All of these may be specified multiple times to specify multiple graph URIs for each.

Then you have the select-results-type and model-results-type which are used to set the MIME type you’d prefer to have the driver retrieve SPARQL results from the remote endpoints in. If used you must set them to formats that ARQ supports, the ARQ WebContent class has constants for the various supported formats.

Authentication

There is also comprehensive support for authentication using this driver, the standard JDBC user and password parameters are used for credentials and then a selection of driver specific parameters are used to configure how you wish the driver to authenticate.

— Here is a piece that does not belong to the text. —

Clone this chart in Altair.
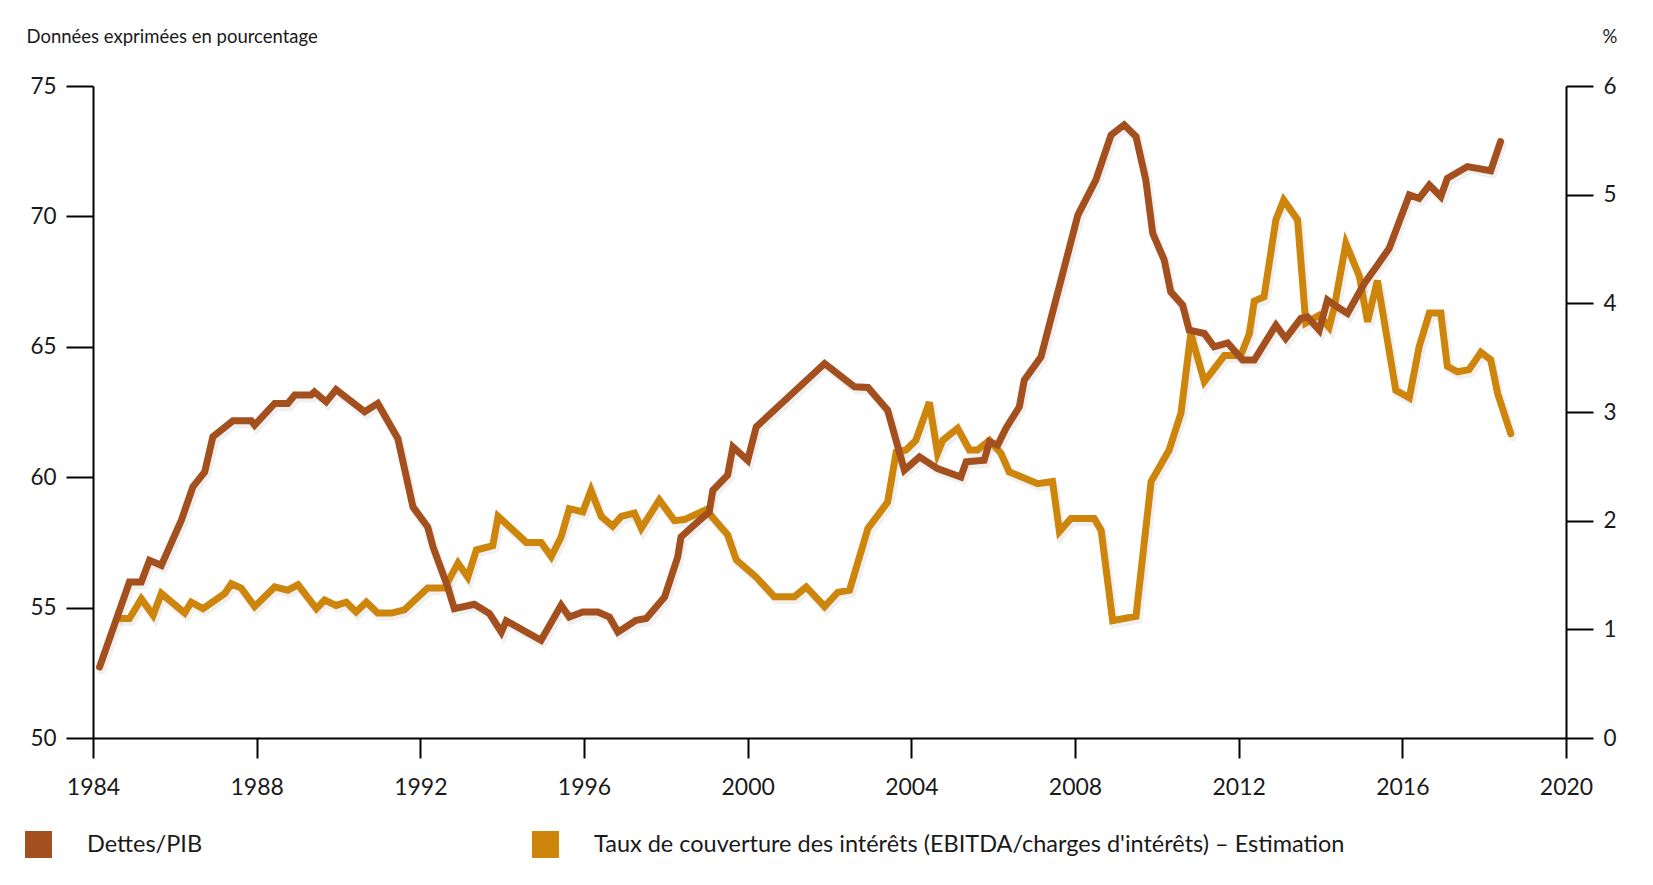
import altair as alt
import pandas as pd

BROWN = "#A34F1E"
ORANGE = "#CE850B"
FONT = "Lato"

# Dettes/PIB (left axis, %)
debt_years = [1984.16, 1984.89, 1985.18, 1985.38, 1985.67, 1986.16, 1986.44, 1986.73, 1986.93,
              1987.42, 1987.87, 1987.95, 1988.44, 1988.76, 1988.93, 1989.33, 1989.41, 1989.70,
              1989.94, 1990.64, 1990.96, 1991.45, 1991.82, 1992.18, 1992.31, 1992.67, 1992.83,
              1993.32, 1993.69, 1993.98, 1994.10, 1994.95, 1995.44, 1995.64, 1995.97, 1996.34,
              1996.62, 1996.83, 1997.27, 1997.52, 1997.97, 1998.29, 1998.37, 1998.73, 1999.06,
              1999.15, 1999.51, 1999.64, 2000.00, 2000.21, 2001.88, 2002.61, 2002.94, 2003.42,
              2003.83, 2004.20, 2004.64, 2005.21, 2005.34, 2005.78, 2005.91, 2006.11, 2006.31,
              2006.64, 2006.76, 2007.17, 2008.07, 2008.51, 2008.88, 2009.20, 2009.49, 2009.73,
              2009.90, 2010.18, 2010.34, 2010.63, 2010.79, 2011.16, 2011.40, 2011.73, 2012.10,
              2012.38, 2012.91, 2013.15, 2013.52, 2013.68, 2013.97, 2014.17, 2014.34, 2014.66,
              2015.07, 2015.39, 2015.68, 2016.17, 2016.41, 2016.66, 2016.94, 2017.10, 2017.59,
              2018.16, 2018.40]
debt_values = [52.72, 55.98, 55.98, 56.81, 56.62, 58.35, 59.63, 60.20, 61.55,
               62.16, 62.16, 62.00, 62.83, 62.83, 63.15, 63.15, 63.27, 62.89,
               63.36, 62.51, 62.83, 61.48, 58.86, 58.09, 57.33, 55.79, 54.96,
               55.13, 54.77, 54.06, 54.49, 53.75, 55.09, 54.64, 54.83, 54.83,
               54.64, 54.06, 54.51, 54.58, 55.41, 56.94, 57.71, 58.22, 58.67,
               59.50, 60.08, 61.16, 60.65, 61.93, 64.36, 63.47, 63.44, 62.57,
               60.27, 60.78, 60.33, 60.01, 60.59, 60.65, 61.35, 61.23, 61.87,
               62.70, 63.72, 64.62, 70.05, 71.40, 73.12, 73.51, 73.06, 71.40,
               69.35, 68.33, 67.11, 66.60, 65.64, 65.51, 65.00, 65.15, 64.49,
               64.49, 65.83, 65.32, 66.09, 66.15, 65.64, 66.79, 66.60, 66.28,
               67.43, 68.13, 68.78, 70.82, 70.69, 71.20, 70.76, 71.46, 71.91,
               71.75, 72.87]

# Taux de couverture des intérêts (right axis)
cov_years = [1984.69, 1984.89, 1985.18, 1985.47, 1985.67, 1986.24, 1986.40, 1986.69, 1987.22,
             1987.38, 1987.62, 1987.95, 1988.44, 1988.76, 1989.01, 1989.46, 1989.66, 1989.94,
             1990.19, 1990.43, 1990.68, 1990.96, 1991.29, 1991.61, 1992.18, 1992.59, 1992.92,
             1993.16, 1993.37, 1993.77, 1993.90, 1994.59, 1994.95, 1995.20, 1995.44, 1995.64,
             1995.97, 1996.17, 1996.42, 1996.70, 1996.91, 1997.23, 1997.40, 1997.84, 1998.21,
             1998.45, 1998.98, 1999.51, 1999.72, 2000.21, 2000.65, 2001.14, 2001.43, 2001.88,
             2002.20, 2002.49, 2002.94, 2003.42, 2003.63, 2003.87, 2004.11, 2004.44, 2004.64,
             2004.77, 2005.13, 2005.42, 2005.62, 2005.91, 2006.19, 2006.39, 2007.09, 2007.45,
             2007.62, 2007.90, 2008.47, 2008.64, 2008.92, 2009.49, 2009.86, 2010.30, 2010.59,
             2010.83, 2011.16, 2011.65, 2012.05, 2012.26, 2012.38, 2012.62, 2012.91, 2013.10,
             2013.44, 2013.64, 2013.97, 2014.21, 2014.34, 2014.62, 2014.95, 2015.15, 2015.39,
             2015.84, 2016.17, 2016.41, 2016.66, 2016.94, 2017.10, 2017.35, 2017.63, 2017.92,
             2018.16, 2018.33, 2018.65]
cov_values = [1.10, 1.10, 1.28, 1.13, 1.33, 1.15, 1.25, 1.19, 1.33,
              1.42, 1.38, 1.21, 1.39, 1.36, 1.41, 1.19, 1.27, 1.22,
              1.25, 1.16, 1.25, 1.15, 1.15, 1.18, 1.38, 1.38, 1.61,
              1.48, 1.73, 1.77, 2.04, 1.80, 1.80, 1.67, 1.85, 2.11,
              2.08, 2.28, 2.04, 1.95, 2.04, 2.07, 1.93, 2.19, 2.00,
              2.01, 2.10, 1.87, 1.64, 1.48, 1.30, 1.30, 1.39, 1.21,
              1.34, 1.36, 1.93, 2.17, 2.63, 2.65, 2.74, 3.09, 2.62,
              2.74, 2.85, 2.65, 2.65, 2.74, 2.62, 2.45, 2.34, 2.36,
              1.90, 2.02, 2.02, 1.91, 1.08, 1.12, 2.36, 2.65, 2.99,
              3.72, 3.28, 3.52, 3.52, 3.72, 4.02, 4.06, 4.77, 4.95,
              4.77, 3.82, 3.89, 3.78, 3.97, 4.55, 4.25, 3.83, 4.21,
              3.20, 3.13, 3.60, 3.91, 3.91, 3.42, 3.37, 3.39, 3.55,
              3.48, 3.17, 2.80]

x_ticks = [1984, 1988, 1992, 1996, 2000, 2004, 2008, 2012, 2016, 2020]
left_ticks = [50, 55, 60, 65, 70, 75]
right_ticks = [0, 1, 2, 3, 4, 5, 6]

debt_name = "Dettes/PIB"
cov_name = "Taux de couverture des intérêts (EBITDA/charges d'intérêts) – Estimation"

debt_df = pd.DataFrame({"year": debt_years, "value": debt_values, "series": debt_name})
cov_df = pd.DataFrame({"year": cov_years, "value": cov_values, "series": cov_name})

x_axis = alt.Axis(values=x_ticks, format="d", title=None, tickSize=20, labelPadding=18,
                  domainWidth=2, tickWidth=2, domainColor="black", tickColor="black",
                  labelFontSize=23, labelFont=FONT, labelColor="#1a1a1a", grid=False,
                  labelFlush=False)
x_enc = alt.X("year:Q", scale=alt.Scale(domain=[1984, 2020], nice=False, zero=False), axis=x_axis)

left_scale = alt.Scale(domain=[50, 75], nice=False, zero=False)
right_scale = alt.Scale(domain=[0, 6], nice=False, zero=True)

left_axis = alt.Axis(orient="left", values=left_ticks, tickSize=27, labelPadding=10,
                     domainWidth=2, tickWidth=2, domainColor="black", tickColor="black",
                     labelFontSize=22.5, labelFont=FONT, labelColor="#1a1a1a", grid=False,
                     title="Données exprimées en pourcentage", titleAngle=0, titleX=-67,
                     titleY=-50, titleAlign="left", titleBaseline="middle", titleFontSize=18.5,
                     titleFontWeight="normal", titleFont=FONT, titleColor="#1a1a1a")
right_axis = alt.Axis(orient="right", values=right_ticks, tickSize=27, labelPadding=10,
                      domainWidth=2, tickWidth=2, domainColor="black", tickColor="black",
                      labelFontSize=22.5, labelFont=FONT, labelColor="#1a1a1a", grid=False,
                      title="%", titleAngle=0, titleX=36, titleY=-50, titleAlign="left",
                      titleBaseline="middle", titleFontSize=18.5, titleFontWeight="normal",
                      titleFont=FONT, titleColor="#1a1a1a")


def legend(x, color):
    return alt.Legend(orient="none", legendX=x, legendY=745, title=None, symbolType="square",
                      symbolSize=729, symbolFillColor=color, symbolStrokeWidth=0,
                      symbolOpacity=1, labelFontSize=23.5, labelFont=FONT, labelColor="#1a1a1a",
                      labelOffset=35, padding=0, labelLimit=1200)


line_props = dict(strokeWidth=7, strokeCap="round", strokeJoin="miter", interpolate="linear")
shadow_props = dict(strokeWidth=9, strokeCap="round", strokeJoin="miter", color="#000000",
                    opacity=0.06, xOffset=2, yOffset=3)

cov_shadow = alt.Chart(cov_df).mark_line(**shadow_props).encode(
    x=x_enc, y=alt.Y("value:Q", scale=right_scale, axis=None))
cov_line = alt.Chart(cov_df).mark_line(**line_props).encode(
    x=x_enc,
    y=alt.Y("value:Q", scale=right_scale, axis=right_axis),
    color=alt.Color("series:N", scale=alt.Scale(domain=[cov_name], range=[ORANGE]),
                    legend=legend(439, ORANGE)))
debt_shadow = alt.Chart(debt_df).mark_line(**shadow_props).encode(
    x=x_enc, y=alt.Y("value:Q", scale=left_scale, axis=None))
debt_line = alt.Chart(debt_df).mark_line(**line_props).encode(
    x=x_enc,
    y=alt.Y("value:Q", scale=left_scale, axis=left_axis),
    color=alt.Color("series:N", scale=alt.Scale(domain=[debt_name], range=[BROWN]),
                    legend=legend(-68, BROWN)))

chart = alt.layer(cov_shadow, debt_shadow, cov_line, debt_line).resolve_scale(
    y="independent", color="independent"
).properties(
    width=1473, height=652,
    padding={"left": 85, "top": 78, "right": 79, "bottom": 139},
    autosize=alt.AutoSizeParams(type="none"),
    background="white",
).configure_view(stroke=None)

chart.save("out.html", embed_options={"renderer": "svg", "actions": False})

Under the hood authentication uses the new HttpAuthenticator framework introduced in the same release as Jena JDBC, see HTTP Authentication in ARQ. This means that it can support standard HTTP auth methods (Basic, Digest etc) or can use more complex schemes such as forms based auth with session cookies.

To set up standard HTTP authentication it is sufficient to specify the user and password fields. As with any JDBC application we strongly recommend that you do not place these in the connection URL directly but rather use the Properties object to pass these in. One option you may wish to include if your endpoints use HTTP Basic authentication is the preemptive-auth parameter which when set to true will enable preemptive authentication. While this is less secure it can be more performant if you are making lots of queries.

Setting up form based authentication is somewhat more complex, at a minimum you need to provide the form-url parameter with a value for the URL that user credentials should be POSTed to in order to login. You may need to specify the form-user-field and form-password-field parameters to provide the name of the fields for the login request, by default these assume you are using an Apache mod_auth_form protected server and use the appropriate default values.

The final option for authenticator is to use the authenticator parameter via the Properties object to pass in an actual instance of a HttpAuthenticator that you wish to use. This method is the most powerful in that it allows you to use any authentication method that you need.